Figure 10: `` xs confucianism'' reorganized by 6 major languages.

But this sort of display is not the only choice. We are now experimenting an interface that uses X Windows for some of the display chores. Figure 11 shows the number of books collected by UC over the last 30 years plotted by year.

Figure 11 and Figure 12 were generated from same data as the preceding aggregate tables. The table of numbers, instead of being sent to the screen, are simply sent off to Gnuplot [Stevens 93,Morin 93] which is run as a subprocess of the lisp interpreter. We are now exploring different kinds of plots to see which are effective in helping users to cope with large result sets.

Figure 11: Each language plotted year by number of books for the f xs confucianism results.

Figure 12: English plotted over the last 130 years for the f xs confucianism results.

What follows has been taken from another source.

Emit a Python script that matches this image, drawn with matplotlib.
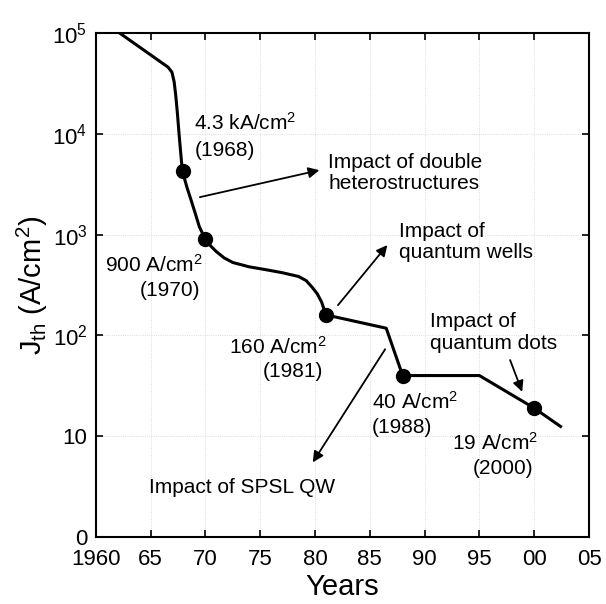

Figure 12 is another view of the `` confucianism'' data, this time focusing on English, Chinese and Korean, but tracing their numbers over the full range of years in MELVYL.

In a union catalog or after combining data from different catalogs, comparative collection analysis in specific subject areas can be generated. The following table in Figure 13 shows unique holdings by date of general works on water conservation in University of California campuses, each cell counts the titles not held in campuses to the left, e.g. the UCLA campus holds 2 works dated 1983 not held by the Water Resources Archives or Berkeley.

Figure 13: Results of the subject search f su water conservation arranged by location. ``Other'' represents all other UC campus cataloging agencies.

Here follows another view of part of the data in Figure 13, which offers a year by year comparison of collection strengths.

4.2 Extensions

With generalization of the software to provide access to all of the catalog record, many other analyses are possible.

To find the major publishers of books on tennis, a search can be issued on the subject of tennis. Using the MARC tag 260, subfield ``b'' field a list of publishers on tennis can be created to provide the user with a different perspective on the retrieved set of records. See Figure 14.

Figure 14: Scrolling list box to display publishers from a search on the subject ``tennis'' ( f su tennis).

This is just one example of how more effective use can be made of existing catalog records. In principle, any MARC field or identifiable part of a field could be used.